- EXERCISE DIRECTIONS -
Copy the records below exactly, from the line containing "Reproduce this diagram with TikZ." through the last line, and leave out every picture.

- PROVIDED RECORDS -
•••

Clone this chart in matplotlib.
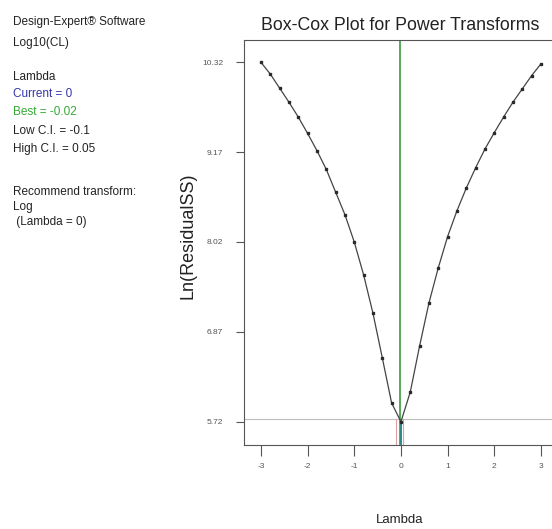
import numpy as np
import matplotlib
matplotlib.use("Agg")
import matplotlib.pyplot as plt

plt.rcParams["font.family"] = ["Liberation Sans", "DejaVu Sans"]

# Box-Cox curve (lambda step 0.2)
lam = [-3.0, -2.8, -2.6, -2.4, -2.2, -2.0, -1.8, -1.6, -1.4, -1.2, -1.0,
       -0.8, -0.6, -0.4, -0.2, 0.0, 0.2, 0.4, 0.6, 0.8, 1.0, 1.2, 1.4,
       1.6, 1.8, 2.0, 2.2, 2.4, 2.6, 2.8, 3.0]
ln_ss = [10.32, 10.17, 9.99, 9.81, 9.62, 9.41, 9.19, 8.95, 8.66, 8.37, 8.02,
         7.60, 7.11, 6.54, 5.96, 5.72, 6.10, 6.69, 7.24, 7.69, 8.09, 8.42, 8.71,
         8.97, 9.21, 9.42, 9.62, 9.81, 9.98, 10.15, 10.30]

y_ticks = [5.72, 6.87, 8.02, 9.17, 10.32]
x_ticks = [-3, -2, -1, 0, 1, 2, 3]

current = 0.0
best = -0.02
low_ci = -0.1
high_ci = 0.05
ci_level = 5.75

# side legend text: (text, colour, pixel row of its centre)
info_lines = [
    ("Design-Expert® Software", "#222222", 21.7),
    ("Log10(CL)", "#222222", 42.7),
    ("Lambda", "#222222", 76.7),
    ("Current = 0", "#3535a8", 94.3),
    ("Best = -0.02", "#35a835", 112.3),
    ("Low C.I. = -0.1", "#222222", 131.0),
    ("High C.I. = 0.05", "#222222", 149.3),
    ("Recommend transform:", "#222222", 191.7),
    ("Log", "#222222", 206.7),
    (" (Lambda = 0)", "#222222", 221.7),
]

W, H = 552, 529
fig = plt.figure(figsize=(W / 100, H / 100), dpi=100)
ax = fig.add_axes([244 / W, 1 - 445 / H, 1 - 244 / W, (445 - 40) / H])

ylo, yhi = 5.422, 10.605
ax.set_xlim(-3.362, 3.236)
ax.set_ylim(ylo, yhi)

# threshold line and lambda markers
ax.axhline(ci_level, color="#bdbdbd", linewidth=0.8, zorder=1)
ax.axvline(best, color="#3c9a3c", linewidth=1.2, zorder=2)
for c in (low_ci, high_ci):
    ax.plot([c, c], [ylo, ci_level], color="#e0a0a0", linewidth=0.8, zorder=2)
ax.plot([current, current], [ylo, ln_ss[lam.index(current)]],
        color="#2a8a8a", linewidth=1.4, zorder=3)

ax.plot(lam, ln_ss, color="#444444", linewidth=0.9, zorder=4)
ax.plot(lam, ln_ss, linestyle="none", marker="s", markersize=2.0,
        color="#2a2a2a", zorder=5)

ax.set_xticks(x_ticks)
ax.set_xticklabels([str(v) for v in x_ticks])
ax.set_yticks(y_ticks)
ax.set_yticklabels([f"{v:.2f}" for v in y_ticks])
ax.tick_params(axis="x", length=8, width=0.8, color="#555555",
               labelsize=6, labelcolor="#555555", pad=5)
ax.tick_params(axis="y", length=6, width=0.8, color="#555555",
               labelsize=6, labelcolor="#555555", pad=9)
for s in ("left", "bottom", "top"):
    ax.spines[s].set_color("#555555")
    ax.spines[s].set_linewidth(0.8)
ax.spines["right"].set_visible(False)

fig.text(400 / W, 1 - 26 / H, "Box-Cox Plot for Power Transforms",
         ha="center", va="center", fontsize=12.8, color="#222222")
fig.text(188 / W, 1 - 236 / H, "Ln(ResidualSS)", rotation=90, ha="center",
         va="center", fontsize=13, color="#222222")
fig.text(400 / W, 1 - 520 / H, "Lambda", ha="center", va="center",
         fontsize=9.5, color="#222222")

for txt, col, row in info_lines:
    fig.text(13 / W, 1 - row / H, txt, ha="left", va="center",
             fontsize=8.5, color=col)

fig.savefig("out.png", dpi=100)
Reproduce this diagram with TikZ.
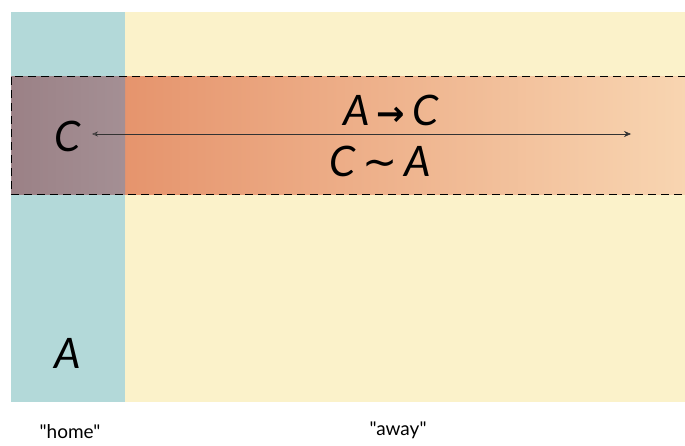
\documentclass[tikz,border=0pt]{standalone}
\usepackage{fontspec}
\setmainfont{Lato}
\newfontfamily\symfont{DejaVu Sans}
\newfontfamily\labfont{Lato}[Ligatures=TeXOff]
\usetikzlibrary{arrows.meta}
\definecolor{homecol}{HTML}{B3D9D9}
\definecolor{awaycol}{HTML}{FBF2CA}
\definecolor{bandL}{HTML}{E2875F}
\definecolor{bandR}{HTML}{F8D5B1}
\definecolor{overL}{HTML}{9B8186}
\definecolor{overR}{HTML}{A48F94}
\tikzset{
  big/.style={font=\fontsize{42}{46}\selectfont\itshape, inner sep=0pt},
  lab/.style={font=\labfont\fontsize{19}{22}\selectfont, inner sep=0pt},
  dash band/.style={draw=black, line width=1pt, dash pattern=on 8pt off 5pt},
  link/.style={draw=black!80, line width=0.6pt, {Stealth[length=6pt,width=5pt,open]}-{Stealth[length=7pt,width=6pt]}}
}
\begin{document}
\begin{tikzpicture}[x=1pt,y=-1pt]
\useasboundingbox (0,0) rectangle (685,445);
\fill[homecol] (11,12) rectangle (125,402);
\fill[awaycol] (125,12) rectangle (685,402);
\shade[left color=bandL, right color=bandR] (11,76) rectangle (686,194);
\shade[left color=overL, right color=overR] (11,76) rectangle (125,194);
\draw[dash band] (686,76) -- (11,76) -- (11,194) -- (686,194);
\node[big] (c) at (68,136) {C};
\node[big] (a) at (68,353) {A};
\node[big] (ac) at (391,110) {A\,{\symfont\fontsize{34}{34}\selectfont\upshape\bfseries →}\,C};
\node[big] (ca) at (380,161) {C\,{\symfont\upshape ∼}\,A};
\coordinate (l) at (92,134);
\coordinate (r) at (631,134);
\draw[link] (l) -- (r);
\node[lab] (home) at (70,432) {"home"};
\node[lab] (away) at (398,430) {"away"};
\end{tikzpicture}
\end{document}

•••

- ANSWER TO THIS EXERCISE -
Reproduce this diagram with TikZ.
\documentclass[tikz,border=0pt]{standalone}
\usepackage{fontspec}
\setmainfont{Lato}
\newfontfamily\symfont{DejaVu Sans}
\newfontfamily\labfont{Lato}[Ligatures=TeXOff]
\usetikzlibrary{arrows.meta}
\definecolor{homecol}{HTML}{B3D9D9}
\definecolor{awaycol}{HTML}{FBF2CA}
\definecolor{bandL}{HTML}{E2875F}
\definecolor{bandR}{HTML}{F8D5B1}
\definecolor{overL}{HTML}{9B8186}
\definecolor{overR}{HTML}{A48F94}
\tikzset{
  big/.style={font=\fontsize{42}{46}\selectfont\itshape, inner sep=0pt},
  lab/.style={font=\labfont\fontsize{19}{22}\selectfont, inner sep=0pt},
  dash band/.style={draw=black, line width=1pt, dash pattern=on 8pt off 5pt},
  link/.style={draw=black!80, line width=0.6pt, {Stealth[length=6pt,width=5pt,open]}-{Stealth[length=7pt,width=6pt]}}
}
\begin{document}
\begin{tikzpicture}[x=1pt,y=-1pt]
\useasboundingbox (0,0) rectangle (685,445);
\fill[homecol] (11,12) rectangle (125,402);
\fill[awaycol] (125,12) rectangle (685,402);
\shade[left color=bandL, right color=bandR] (11,76) rectangle (686,194);
\shade[left color=overL, right color=overR] (11,76) rectangle (125,194);
\draw[dash band] (686,76) -- (11,76) -- (11,194) -- (686,194);
\node[big] (c) at (68,136) {C};
\node[big] (a) at (68,353) {A};
\node[big] (ac) at (391,110) {A\,{\symfont\fontsize{34}{34}\selectfont\upshape\bfseries →}\,C};
\node[big] (ca) at (380,161) {C\,{\symfont\upshape ∼}\,A};
\coordinate (l) at (92,134);
\coordinate (r) at (631,134);
\draw[link] (l) -- (r);
\node[lab] (home) at (70,432) {"home"};
\node[lab] (away) at (398,430) {"away"};
\end{tikzpicture}
\end{document}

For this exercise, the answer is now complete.